7.2. The chairperson together with two members of the committee can call a special meeting if they deem it necessary. Three members of the committee may also call a special meeting. All members of the committee must be notified of a special meeting at least 10 days before the meeting can be held. If however, the meeting is to appoint or dispose of a member of the management committee then at least 30 days’ notice is to be given to all members of the management committee.

7.3. If the chairperson is unable to attend a meeting then the vice chairperson or another member will chair the meeting.

7.4. A quorum must exist for any decisions to be made and ratified.

7.5. When necessary, the management committee will vote on issues. If the votes are equal on an issue, then the chairperson will have the deciding vote.

7.6. An agenda for a meeting is to be drawn up by the chairperson and circulated to all members at least 24 hours before the meeting.

7.6. Minutes of all meetings must be kept at the premises of the Organization and must always be on hand for members to consult.

  • Annual General Meeting (AGM)

8.1. The annual general meeting must be held every year towards the organization’s financial year-end.

8.2. At the AGM the organization should deal with the following business amongst others:

Draw up an agenda for the meeting.

Circulate an attendance register for all members present to sign and add any apologies received.

Circulate copies of the previous meeting’s minutes, discuss any matters arising, and accept the previous meeting’s minutes.

Chairperson & Treasures reports.

Election of new members of the board

General (Questions and comments, and closure of the meeting.

  • Finance

9.1. A reputable firm of Accountants shall be appointed at the annual general meeting whose function it is to audit and check on the finances of the organization.

9.2. The treasurer will be responsible for the day-to-day control of the finances of the organization. The treasurer must also keep proper records of all the finances.

9.3. The management committee must arrange for a banking account to be opened at a bank and can decide to open further accounts, e.g. money market account, should it deem this necessary.
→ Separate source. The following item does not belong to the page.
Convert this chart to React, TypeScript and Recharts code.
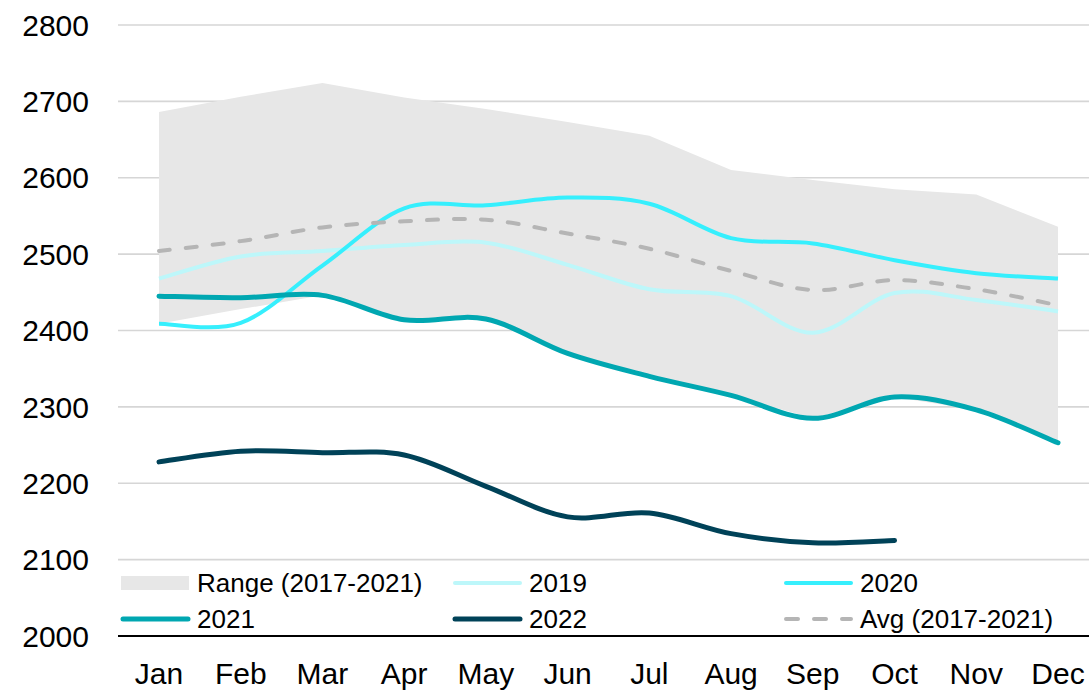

There must be at least 3 signatories to the account requiring at least 2 signatures on a cheque. 

9.4. The financial year-end of the organization ends on 31 March Each Year

9.5. The organization’s accounting records and reports must be ready to be handed to the Director of the Non-Profit within six months after the financial year-end

9.6. The organization may invest funds through a registered financial organization as it deems fit.

  1. Changes in the constitution

10.1. The constitution can be changed by a resolution of the management committee. The resolution has to be agreed upon and passed by not less than two-thirds of the members at the annual general meeting or special general meeting providing there are sufficient members to make up a quorum.

10.2. A written notice must go out no less than fourteen (14) days before the meeting at which the changes to the constitution are to be proposed.

10.3. No amendments may be made which would have the effect of causing the organization to cease to exist

  1. Dissolution or winding up

11.1. The organization may be closed down by a casting vote of at least two-thirds of the members present at an annual general or a special meeting provided a quorum exists. 

11.2. When the organization closes down it has to pay all its debts. All the assets of the Organization may be sold to pay the debts. Any remaining funds may be distributed to other similar organizations.